Extract every line that contains the word "with".

• [Supplied data]:
#####
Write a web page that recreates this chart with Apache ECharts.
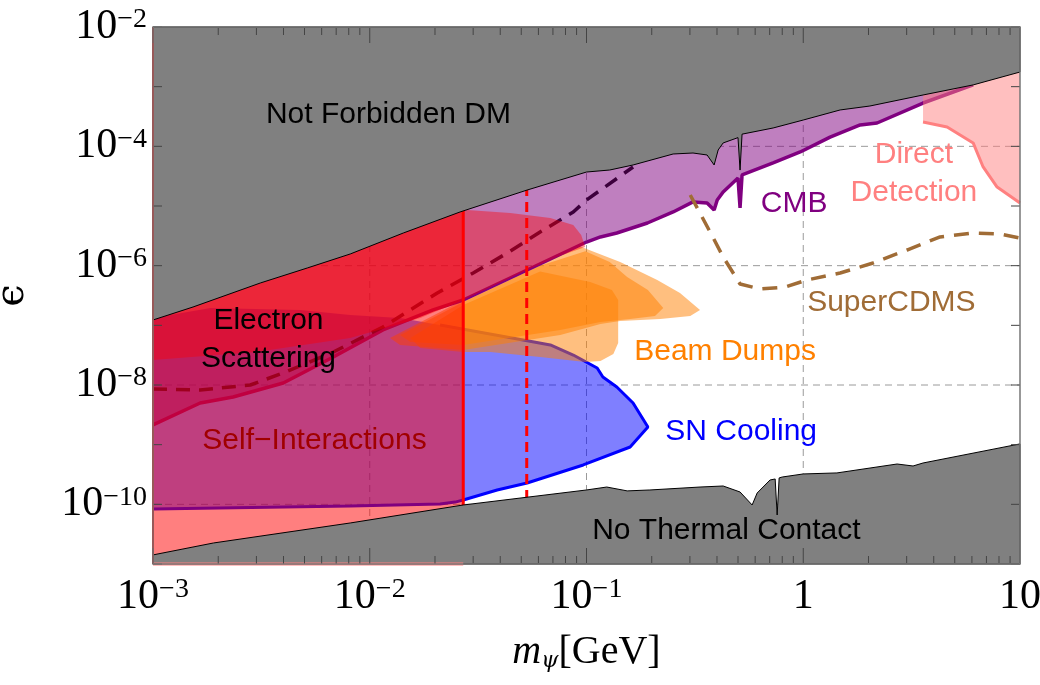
<!DOCTYPE html>
<html>
<head>
<meta charset="utf-8">
<script src="https://cdn.jsdelivr.net/npm/echarts@6/dist/echarts.min.js"></script>
<style>
  html, body { margin: 0; padding: 0; background: #fff; }
  #chart { width: 1040px; height: 685px; }
</style>
</head>
<body>
<div id="chart"></div>
<script>
// all points are [m_psi in GeV, epsilon]
const notForbiddenEdge = [[1e-3,1.23e-7],[1.53e-3,2.03e-7],[3.13e-3,5.13e-7],[5.15e-3,9.14e-7],[8.13e-3,1.57e-6],[1.43e-2,3.53e-6],[2.61e-2,7.94e-6],[5.32e-2,1.85e-5],[0.100,3.71e-5],[0.128,4.01e-5],[0.164,4.87e-5],[0.251,7.44e-5],[0.310,7.73e-5],[0.360,7.16e-5],[0.388,4.87e-5],[0.405,8.69e-5],[0.427,1.14e-4],[0.500,1.40e-4],[0.511,4.0e-5],[0.522,1.60e-4],[0.726,2.03e-4],[1.0,2.76e-4],[1.48,4.07e-4],[2.03,4.74e-4],[3.57,7.25e-4],[6.08,1.07e-3],[10,1.76e-3]];
const noThermalEdge = [[1e-3,1.42e-11],[1.9e-3,2.25e-11],[8.13e-3,4.87e-11],[2.70e-2,9.75e-11],[0.100,1.74e-10],[0.124,1.95e-10],[0.154,1.68e-10],[0.196,1.74e-10],[0.334,1.95e-10],[0.427,2.03e-10],[0.511,1.61e-10],[0.581,9.75e-11],[0.613,1.55e-10],[0.703,2.56e-10],[0.742,2.66e-10],[0.758,6.63e-11],[0.774,2.77e-10],[0.800,2.87e-10],[1.0,3.23e-10],[1.43,3.36e-10],[2.71,4.74e-10],[3.21,4.39e-10],[3.57,4.93e-10],[10,1.03e-9]];
const cmbLine = [[1e-3,2.14e-9],[1.65e-3,5.0e-9],[2.34e-3,6.30e-9],[3.99e-3,1.08e-8],[6.79e-3,2.95e-8],[1.15e-2,8.36e-8],[1.96e-2,1.81e-7],[2.70e-2,2.66e-7],[5.32e-2,8.47e-7],[0.100,2.49e-6],[0.116,3.03e-6],[0.138,3.53e-6],[0.191,5.19e-6],[0.251,7.94e-6],[0.310,1.17e-5],[0.360,1.12e-5],[0.388,8.57e-6],[0.401,1.26e-5],[0.427,1.72e-5],[0.500,2.94e-5],[0.511,9.26e-6],[0.522,3.31e-5],[0.726,5.26e-5],[0.968,8.04e-5],[1.33,1.43e-4],[1.83,2.28e-4],[2.19,2.46e-4],[3.57,5.32e-4],[6.08,1.07e-3]];
const snCooling = [[1e-3,1.33e-7],[1.84e-3,1.95e-7],[4.78e-3,1.81e-7],[8.13e-3,1.49e-7],[1.38e-2,1.33e-7],[2.11e-2,1.01e-7],[5.10e-2,5.68e-8],[6.81e-2,4.69e-8],[8.69e-2,3.18e-8],[0.112,1.93e-8],[0.119,1.36e-8],[0.138,9.26e-9],[0.164,5.0e-9],[0.192,1.98e-9],[0.159,9.14e-10],[9.66e-2,4.57e-10],[5.32e-2,2.28e-10],[3.87e-2,1.74e-10],[2.70e-2,1.18e-10],[2.48e-2,1.09e-10],[2.11e-2,1.01e-10],[8.13e-3,9.38e-11],[1e-3,8.36e-11]];
const beamDumpB = [[1.24e-2,6.14e-8],[2.70e-2,2.66e-7],[6.11e-2,1.10e-6],[9.35e-2,2.10e-6],[0.143,1.15e-6],[0.212,5.75e-7],[0.270,3.48e-7],[0.334,1.81e-7],[0.301,1.44e-7],[0.219,1.28e-7],[0.143,1.18e-7],[0.116,1.05e-7],[7.57e-2,6.89e-8],[2.70e-2,3.86e-8],[1.38e-2,4.69e-8]];
const beamDumpC = [[1.38e-2,6.89e-8],[2.70e-2,2.45e-7],[6.11e-2,1.00e-6],[9.87e-2,1.75e-6],[0.128,1.15e-6],[0.154,6.46e-7],[0.192,3.91e-7],[0.226,1.95e-7],[0.207,1.44e-7],[0.159,1.28e-7],[0.116,1.14e-7],[7.57e-2,8.36e-8],[2.70e-2,4.69e-8],[1.54e-2,5.26e-8]];
const beamDumpD = [[1.54e-2,6.14e-8],[2.70e-2,2.2e-7],[6.11e-2,8.0e-7],[0.104,5.33e-7],[0.131,3.91e-7],[0.140,2.66e-7],[0.140,5.06e-8],[0.133,3.31e-8],[0.116,2.53e-8],[9.87e-2,2.43e-8],[6.11e-2,2.95e-8],[3.60e-2,3.57e-8],[2.70e-2,3.57e-8],[1.71e-2,4.17e-8]];
const electronUpper = [[1e-3,1e-2],[2.6e-2,1e-2],[2.82e-2,8.57e-6],[4.45e-2,7.64e-6],[6.81e-2,6.30e-6],[8.69e-2,4.81e-6],[9.45e-2,3.27e-6],[9.87e-2,2.06e-6],[7.57e-2,1.46e-6],[5.32e-2,8.47e-7],[2.70e-2,2.66e-7],[1.71e-2,1.33e-7],[8.13e-3,6.14e-8],[3.0e-3,3.57e-8],[1e-3,2.63e-8]];
const directDetection = [[3.57,2.56e-4],[4.61,2.11e-4],[6.08,1.14e-4],[6.76,4.51e-5],[7.84,2.08e-5],[10,1.12e-5]];
const superCdms = [[0.301,1.53e-5],[0.372,3.66e-6],[0.427,1.40e-6],[0.511,4.93e-7],[0.632,4.06e-7],[0.826,4.39e-7],[1.04,5.75e-7],[1.48,7.53e-7],[2.10,1.11e-6],[3.01,1.83e-6],[4.28,3.03e-6],[6.08,3.53e-6],[8.1,3.40e-6],[10,2.91e-6]];
const darkDashed = [[1e-3,8.58e-9],[1.65e-3,8.26e-9],[2.81e-3,1.0e-8],[3.99e-3,1.59e-8],[6.79e-3,3.57e-8],[1.15e-2,9.38e-8],[2.05e-2,3.48e-7],[3.00e-2,7.53e-7],[4.31e-2,1.63e-6],[6.11e-2,3.66e-6],[8.69e-2,7.94e-6],[0.100,1.26e-5],[0.164,4.51e-5]];
const esMassSolid = 0.027;
const esMassDashed = 0.053;

// axis ranges and ticks
const xMin = 1e-3, xMax = 10, yMin = 1e-11, yMax = 1e-2;
const xDecades = [1e-3, 1e-2, 1e-1, 1];
const minorSteps = [2, 3, 4, 5, 6, 7, 8, 9];
const yDecades = [1e-11, 1e-10, 1e-9, 1e-8, 1e-7, 1e-6, 1e-5, 1e-4, 1e-3, 1e-2];
const gridX = [1e-2, 1e-1, 1];
const gridY = [1e-10, 1e-8, 1e-6, 1e-4];

// region labels: text, m, epsilon
const regionLabels = [
  ['Not Forbidden DM', 1.22e-2, 3.35e-4],
  ['Direct\nDetection', 3.24, 3.43e-5],
  ['CMB', 0.908, 1.08e-5],
  ['SuperCDMS', 2.55, 2.37e-7],
  ['Beam Dumps', 0.436, 3.57e-8],
  ['SN Cooling', 0.517, 1.63e-9],
  ['Electron\nScattering', 3.41e-3, 5.68e-8],
  ['Self\u2212Interactions', 5.56e-3, 1.15e-9],
  ['No Thermal Contact', 0.442, 3.58e-11]
];
const labelColors = ['#000', '#ff8080', '#800080', '#a06c36', '#ff8000', '#0000ff', '#000', '#a00000', '#000'];

const chart = echarts.init(document.getElementById('chart'));

function area (name, pts, fill, z, stroke) {
  return {
    name: name, type: 'custom', z: z, silent: true,
    data: [pts[0]],
    renderItem: function (params, api) {
      return {
        type: 'polygon',
        shape: { points: pts.map(p => api.coord(p)) },
        style: { fill: fill, stroke: stroke || 'none', lineWidth: 1 }
      };
    }
  };
}

function curve (name, pts, color, width, z, dash, clip) {
  return {
    name: name, type: 'line', data: pts, z: z, silent: true,
    symbol: 'none', clip: clip !== false,
    lineStyle: { color: color, width: width, type: dash || 'solid' }
  };
}

const supLabel = function (v) {
  const e = Math.round(Math.log10(v));
  if (e === 0) return '{b|1}';
  if (e === 1) return '{b|10}';
  return '{b|10}{s|\u2212' + (-e) + '}';
};
const labelRich = {
  b: { fontFamily: 'Liberation Serif', fontSize: 42, color: '#000' },
  s: { fontFamily: 'Liberation Serif', fontSize: 28, lineHeight: 20, verticalAlign: 'top', color: '#000' }
};

const options = {
  animation: false,
  backgroundColor: '#fff',
  grid: { left: 153, right: 20, top: 27, bottom: 121, containLabel: false, outerBoundsMode: 'none' },
  xAxis: {
    type: 'log', logBase: 10, min: xMin, max: xMax, splitNumber: 4,
    axisLine: { show: false }, axisTick: { show: false }, splitLine: { show: false },
    axisLabel: { margin: 12, showMinLabel: true, showMaxLabel: true, formatter: supLabel, rich: labelRich },
    name: '{m|m}{p|\u03c8}{n|[GeV]}',
    nameLocation: 'middle', nameGap: 68,
    nameTextStyle: {
      rich: {
        m: { fontFamily: 'Liberation Serif', fontStyle: 'italic', fontSize: 40, color: '#000' },
        p: { fontFamily: 'DejaVu Serif', fontStyle: 'italic', fontSize: 22, verticalAlign: 'bottom', lineHeight: 30, color: '#000' },
        n: { fontFamily: 'Liberation Serif', fontSize: 40, color: '#000' }
      }
    }
  },
  yAxis: {
    type: 'log', logBase: 10, min: yMin, max: yMax, splitNumber: 9,
    axisLine: { show: false }, axisTick: { show: false }, splitLine: { show: false },
    axisLabel: {
      margin: 6, showMinLabel: true, showMaxLabel: true, rich: labelRich,
      formatter: function (v) {
        const e = Math.round(Math.log10(v));
        return e % 2 === 0 ? supLabel(v) : '';
      }
    },
    name: '\u03f5', nameLocation: 'middle', nameRotate: 90, nameGap: 120,
    nameTextStyle: { fontFamily: 'DejaVu Serif', fontSize: 40, color: '#000' }
  },
  series: [
    {
      name: 'grid', type: 'custom', z: 1, silent: true, data: [[xMin, yMin]],
      renderItem: function (params, api) {
        const kids = [];
        const dash = { stroke: '#9a9a9a', lineWidth: 1, lineDash: [7, 5] };
        gridX.forEach(m => {
          const a = api.coord([m, yMin]), b = api.coord([m, yMax]);
          kids.push({ type: 'line', shape: { x1: a[0], y1: a[1], x2: b[0], y2: b[1] }, style: dash });
        });
        gridY.forEach(e => {
          const a = api.coord([xMin, e]), b = api.coord([xMax, e]);
          kids.push({ type: 'line', shape: { x1: a[0], y1: a[1], x2: b[0], y2: b[1] }, style: dash });
        });
        return { type: 'group', children: kids };
      }
    },
    area('SN Cooling', snCooling, 'rgba(0,0,255,0.5)', 2),
    // only the part of the SN outline that shows through
    curve('SN Cooling line', snCooling.slice(5), '#0000ff', 3, 3),
    area('CMB', cmbLine.concat([[10, yMax], [xMin, yMax]]), 'rgba(128,0,128,0.5)', 4),
    area('Beam Dumps B', beamDumpB, 'rgba(255,128,0,0.5)', 5),
    area('Beam Dumps C', beamDumpC, 'rgba(255,128,0,0.5)', 5),
    area('Beam Dumps D', beamDumpD, 'rgba(255,128,0,0.5)', 5),
    curve('CMB line', cmbLine, '#800080', 3.5, 6),
    curve('dashed', darkDashed, '#3c003c', 3.5, 7, [14, 9]),
    area('Direct Detection', [[3.57, yMax]].concat(directDetection, [[10, yMax]]), 'rgba(255,128,128,0.5)', 8),
    curve('Direct Detection line', directDetection, '#ff8080', 3, 9),
    curve('SuperCDMS', superCdms, '#a06c36', 3.5, 9, [15, 10]),
    area('Electron Scattering upper', electronUpper, 'rgba(255,0,0,0.4)', 10),
    area('Electron Scattering', [[xMin, yMin], [esMassSolid, yMin], [esMassSolid, yMax], [xMin, yMax]], 'rgba(255,0,0,0.5)', 10),
    curve('ES solid', [[esMassSolid, yMin], [esMassSolid, yMax]], '#ff0000', 3, 11),
    curve('ES dashed', [[esMassDashed, yMin], [esMassDashed, yMax]], '#ff0000', 3, 11, [10, 6]),
    area('Not Forbidden DM', notForbiddenEdge.concat([[xMax, yMax], [xMin, yMax]]), '#808080', 12, '#000'),
    area('No Thermal Contact', noThermalEdge.concat([[xMax, yMin], [xMin, yMin]]), '#808080', 12, '#000'),
    curve('ES edge left', [[xMin, yMin], [xMin, yMax]], '#ff0000', 2, 13, null, false),
    curve('ES edge bottom', [[xMin, yMin], [esMassSolid, yMin]], '#ff8080', 3, 13, null, false),
    {
      name: 'frame', type: 'custom', z: 14, silent: true, data: [[xMin, yMin]],
      renderItem: function (params, api) {
        const kids = [];
        const st = { stroke: '#444', lineWidth: 1 };
        const bl = api.coord([xMin, yMin]), tr = api.coord([xMax, yMax]);
        const tick = (x1, y1, x2, y2) => kids.push({ type: 'line', shape: { x1, y1, x2, y2 }, style: st });
        xDecades.forEach(d => {
          [1].concat(minorSteps).forEach(k => {
            const x = api.coord([d * k, yMin])[0];
            const len = k === 1 ? 16 : 8;
            tick(x, bl[1], x, bl[1] - len);
            tick(x, tr[1], x, tr[1] + len);
          });
        });
        yDecades.forEach(e => {
          const y = api.coord([xMin, e])[1];
          tick(bl[0], y, bl[0] + 9, y);
          tick(tr[0], y, tr[0] - 9, y);
        });
        kids.push({
          type: 'rect',
          shape: { x: bl[0], y: tr[1], width: tr[0] - bl[0], height: bl[1] - tr[1] },
          style: { fill: 'none', stroke: '#777', lineWidth: 1.5 }
        });
        return { type: 'group', children: kids };
      }
    },
    {
      name: 'labels', type: 'custom', z: 15, silent: true,
      data: regionLabels.map(r => [r[1], r[2]]),
      renderItem: function (params, api) {
        const r = regionLabels[params.dataIndex];
        const p = api.coord([r[1], r[2]]);
        return {
          type: 'text', x: p[0], y: p[1],
          style: {
            text: r[0], fill: labelColors[params.dataIndex],
            fontFamily: 'Liberation Sans', fontSize: 30, lineHeight: 38,
            align: 'center', verticalAlign: 'middle'
          }
        };
      }
    }
  ]
};
chart.setOption(options);
</script>
</body>
</html>
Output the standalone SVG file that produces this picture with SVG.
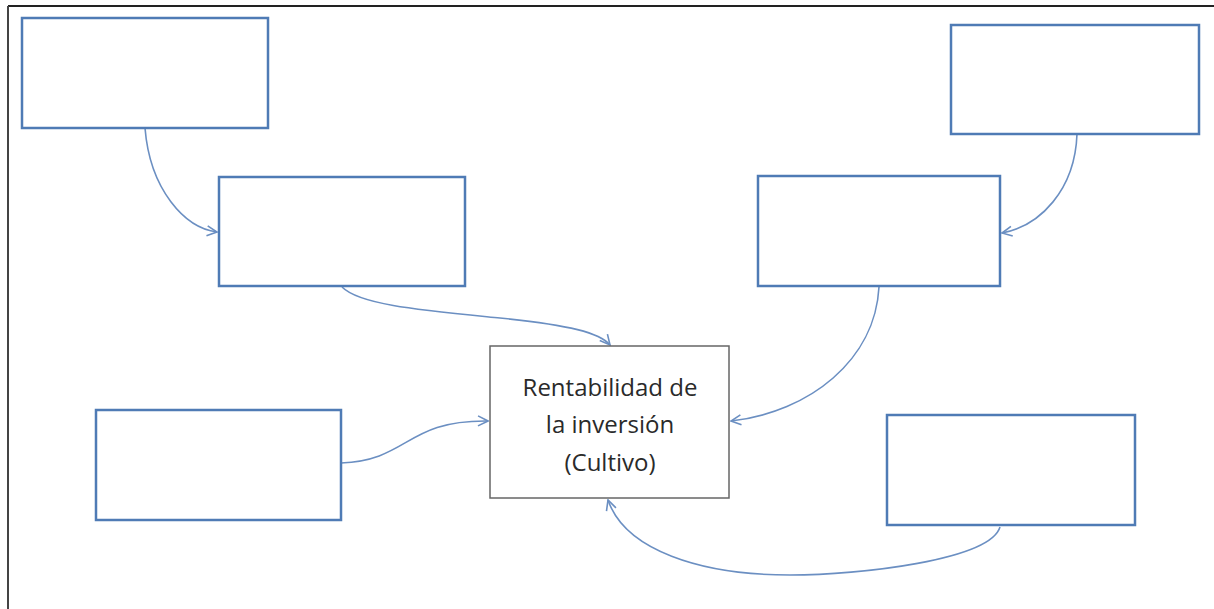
<svg xmlns="http://www.w3.org/2000/svg" width="1214" height="609" viewBox="0 0 1214 609">
  <defs>
    <style>
      .box { fill: #ffffff; stroke: #4f7bb5; stroke-width: 2.5; }
      .center { fill: #ffffff; stroke: #666666; stroke-width: 1.5; }
      .conn { fill: none; stroke: #6b8fc2; stroke-width: 1.6; marker-end: url(#arrow); }
      .label { font-family: "Open Sans", "Liberation Sans", sans-serif; font-size: 24px; fill: #2a2a2a; text-anchor: middle; }
    </style>
    <marker id="arrow" viewBox="0 0 12 12" refX="11" refY="6" markerWidth="12" markerHeight="12" markerUnits="userSpaceOnUse" orient="auto">
      <path d="M1,1 L11,6 L1,11" fill="none" stroke="#6b8fc2" stroke-width="1.6"/>
    </marker>
  </defs>
  <rect x="0" y="0" width="1214" height="609" fill="#ffffff"/>
  <g id="frame">
    <line x1="8" y1="6" x2="1214" y2="6" stroke="#222222" stroke-width="2"/>
    <line x1="8" y1="6" x2="8" y2="609" stroke="#444444" stroke-width="2"/>
  </g>
  <g id="connectors">
    <path class="conn" d="M145,128 C150,190 185,228 217,232"/>
    <path class="conn" d="M342,287 C360,305 420,310 500,318 C570,325 600,333 610,345"/>
    <path class="conn" d="M1077,134 C1075,190 1040,226 1002,233"/>
    <path class="conn" d="M879,287 C875,360 810,412 731,421"/>
    <path class="conn" d="M341,463 C410,460 405,420 488,421"/>
    <path class="conn" d="M1000,527 C990,560 860,575 790,575 C700,575 625,550 608,500"/>
  </g>
  <g id="node-a"><rect class="box" x="22" y="18" width="246" height="110"/></g>
  <g id="node-b"><rect class="box" x="219" y="177" width="246" height="109"/></g>
  <g id="node-c"><rect class="box" x="951" y="25" width="248" height="109"/></g>
  <g id="node-d"><rect class="box" x="758" y="176" width="242" height="110"/></g>
  <g id="node-e"><rect class="box" x="96" y="410" width="245" height="110"/></g>
  <g id="node-f"><rect class="box" x="887" y="415" width="248" height="110"/></g>
  <g id="node-center">
    <rect class="center" x="490" y="346" width="239" height="152"/>
    <text class="label" x="610" y="396">Rentabilidad de</text>
    <text class="label" x="610" y="433">la inversión</text>
    <text class="label" x="610" y="471">(Cultivo)</text>
  </g>
</svg>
#####
• [The output]:
Write a web page that recreates this chart with Apache ECharts.
Output the standalone SVG file that produces this picture with SVG.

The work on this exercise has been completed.